Il paradosso di LUX è che, nel tentativo di essere universale – tutte quelle lingue, tutte quelle tradizioni, tutte quelle sante di culture diverse – finisce per essere stranamente disincarnato. Rosalía stessa dice “se avessi potuto far entrare il mondo intero in un disco, l’avrei fatto”. Il mondo, però, non entra in un disco attraverso l’accumulo enciclopedico. Entra attraverso la particolarità, attraverso la specificità di un’esperienza così profondamente sentita da diventare universale.

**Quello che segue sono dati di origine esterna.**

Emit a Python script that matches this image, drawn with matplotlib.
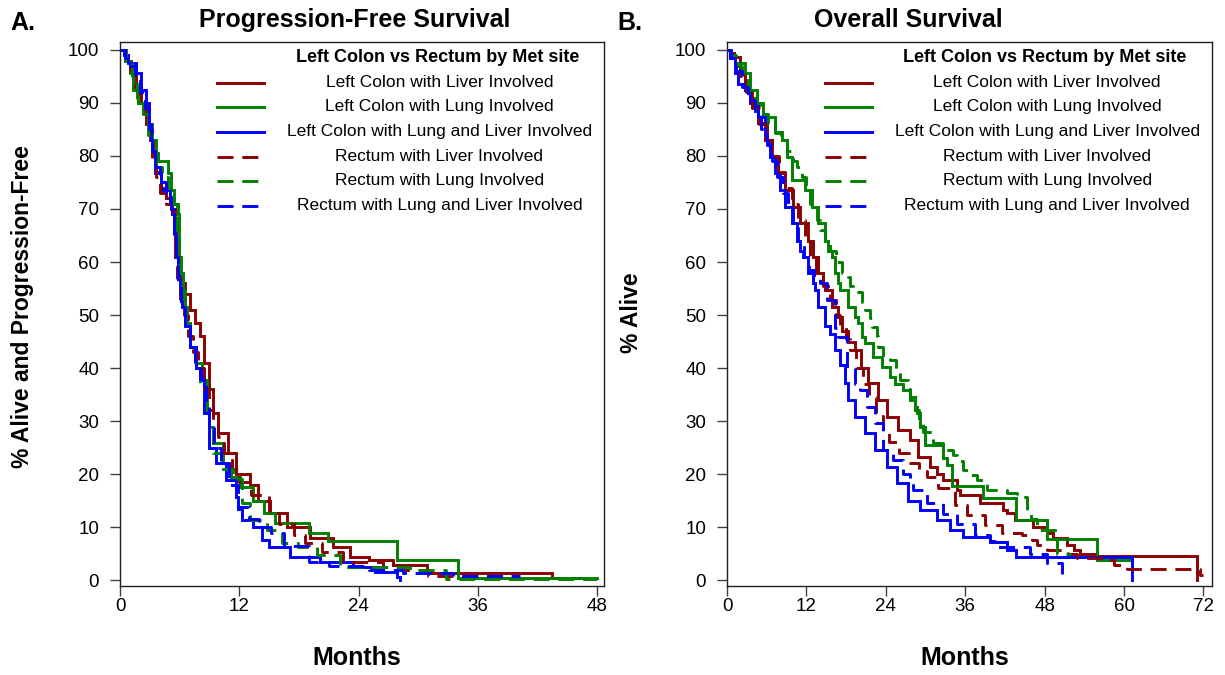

C’è una differenza fondamentale tra un’artista che esplora nuovi territori perché deve, perché c’è qualcosa dentro che non può essere espresso nei linguaggi esistenti, e un’artista che esplora nuovi territori perché è la mossa giusta nel gioco del capitale culturale, utilizzando risorse economiche pressoché infinite (i traduttori, l’orchestra, lo ripete lei, lo ripeto anche io). LUX, con tutta la sua ambizione dichiarata, sembra appartenere più alla seconda categoria. Non coglie l’urgenza e la ferocia del tempo in cui si colloca – e questa è forse il suo limite più grande: che sia perfettamente eseguito ma esistenzialmente superfluo.